- [What you are asked to do]:
Repeat exactly the lines running from the first line of the data to the line containing "const unit = '(%)';", both ends included, and nothing else; drop the pictures.

- [Recorded information]:
......

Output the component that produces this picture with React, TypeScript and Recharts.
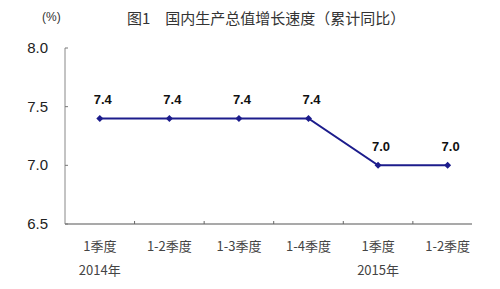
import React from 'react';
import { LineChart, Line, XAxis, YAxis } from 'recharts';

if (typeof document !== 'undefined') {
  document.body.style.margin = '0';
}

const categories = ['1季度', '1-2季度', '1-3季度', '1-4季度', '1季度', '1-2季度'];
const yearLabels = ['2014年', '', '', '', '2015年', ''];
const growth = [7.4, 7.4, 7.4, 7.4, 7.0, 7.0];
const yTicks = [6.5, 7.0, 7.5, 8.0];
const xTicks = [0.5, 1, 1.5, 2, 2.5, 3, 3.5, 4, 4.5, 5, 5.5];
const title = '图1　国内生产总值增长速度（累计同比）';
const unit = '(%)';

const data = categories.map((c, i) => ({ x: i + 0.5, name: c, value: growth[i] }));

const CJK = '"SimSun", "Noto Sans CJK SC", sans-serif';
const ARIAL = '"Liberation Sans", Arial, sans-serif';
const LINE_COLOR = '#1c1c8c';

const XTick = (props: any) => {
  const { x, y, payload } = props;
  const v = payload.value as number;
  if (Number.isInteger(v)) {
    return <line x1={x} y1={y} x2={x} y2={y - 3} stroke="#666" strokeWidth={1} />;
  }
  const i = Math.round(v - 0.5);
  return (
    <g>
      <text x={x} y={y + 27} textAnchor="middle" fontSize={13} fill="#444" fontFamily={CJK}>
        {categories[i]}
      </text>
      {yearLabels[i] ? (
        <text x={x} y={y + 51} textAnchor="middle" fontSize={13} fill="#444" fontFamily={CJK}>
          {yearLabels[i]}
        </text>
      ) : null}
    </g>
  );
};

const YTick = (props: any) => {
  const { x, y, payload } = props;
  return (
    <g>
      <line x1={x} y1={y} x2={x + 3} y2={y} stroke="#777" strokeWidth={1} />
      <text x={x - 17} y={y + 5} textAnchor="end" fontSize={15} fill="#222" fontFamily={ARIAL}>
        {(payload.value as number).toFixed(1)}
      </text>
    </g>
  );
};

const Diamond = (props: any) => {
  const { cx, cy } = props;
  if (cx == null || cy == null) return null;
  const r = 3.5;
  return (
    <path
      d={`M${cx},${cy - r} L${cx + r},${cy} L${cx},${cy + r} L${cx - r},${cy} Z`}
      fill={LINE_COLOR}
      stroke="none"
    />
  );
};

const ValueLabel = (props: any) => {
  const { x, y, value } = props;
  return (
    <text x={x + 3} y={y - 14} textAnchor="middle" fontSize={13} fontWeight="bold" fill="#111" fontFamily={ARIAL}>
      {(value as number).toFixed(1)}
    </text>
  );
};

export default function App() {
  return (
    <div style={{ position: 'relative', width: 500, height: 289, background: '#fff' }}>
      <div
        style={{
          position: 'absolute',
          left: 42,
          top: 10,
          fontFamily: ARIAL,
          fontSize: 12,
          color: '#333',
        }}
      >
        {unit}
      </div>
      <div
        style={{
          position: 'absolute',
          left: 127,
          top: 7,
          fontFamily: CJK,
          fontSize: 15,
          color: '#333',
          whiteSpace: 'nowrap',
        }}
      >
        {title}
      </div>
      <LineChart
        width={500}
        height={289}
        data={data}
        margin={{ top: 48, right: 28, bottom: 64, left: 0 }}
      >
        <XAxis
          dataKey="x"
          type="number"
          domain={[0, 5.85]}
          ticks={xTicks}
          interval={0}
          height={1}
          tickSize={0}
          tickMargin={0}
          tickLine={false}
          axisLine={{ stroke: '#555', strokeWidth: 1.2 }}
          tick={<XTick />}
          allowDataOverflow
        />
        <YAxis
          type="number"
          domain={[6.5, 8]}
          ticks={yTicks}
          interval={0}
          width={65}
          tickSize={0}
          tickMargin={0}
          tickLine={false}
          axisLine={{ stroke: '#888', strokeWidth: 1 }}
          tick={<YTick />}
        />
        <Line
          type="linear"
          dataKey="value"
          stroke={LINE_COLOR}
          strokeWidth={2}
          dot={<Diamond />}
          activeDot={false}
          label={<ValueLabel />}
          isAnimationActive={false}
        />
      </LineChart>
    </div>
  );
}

......

- [Completed task]:
Output the component that produces this picture with React, TypeScript and Recharts.
import React from 'react';
import { LineChart, Line, XAxis, YAxis } from 'recharts';

if (typeof document !== 'undefined') {
  document.body.style.margin = '0';
}

const categories = ['1季度', '1-2季度', '1-3季度', '1-4季度', '1季度', '1-2季度'];
const yearLabels = ['2014年', '', '', '', '2015年', ''];
const growth = [7.4, 7.4, 7.4, 7.4, 7.0, 7.0];
const yTicks = [6.5, 7.0, 7.5, 8.0];
const xTicks = [0.5, 1, 1.5, 2, 2.5, 3, 3.5, 4, 4.5, 5, 5.5];
const title = '图1　国内生产总值增长速度（累计同比）';
const unit = '(%)';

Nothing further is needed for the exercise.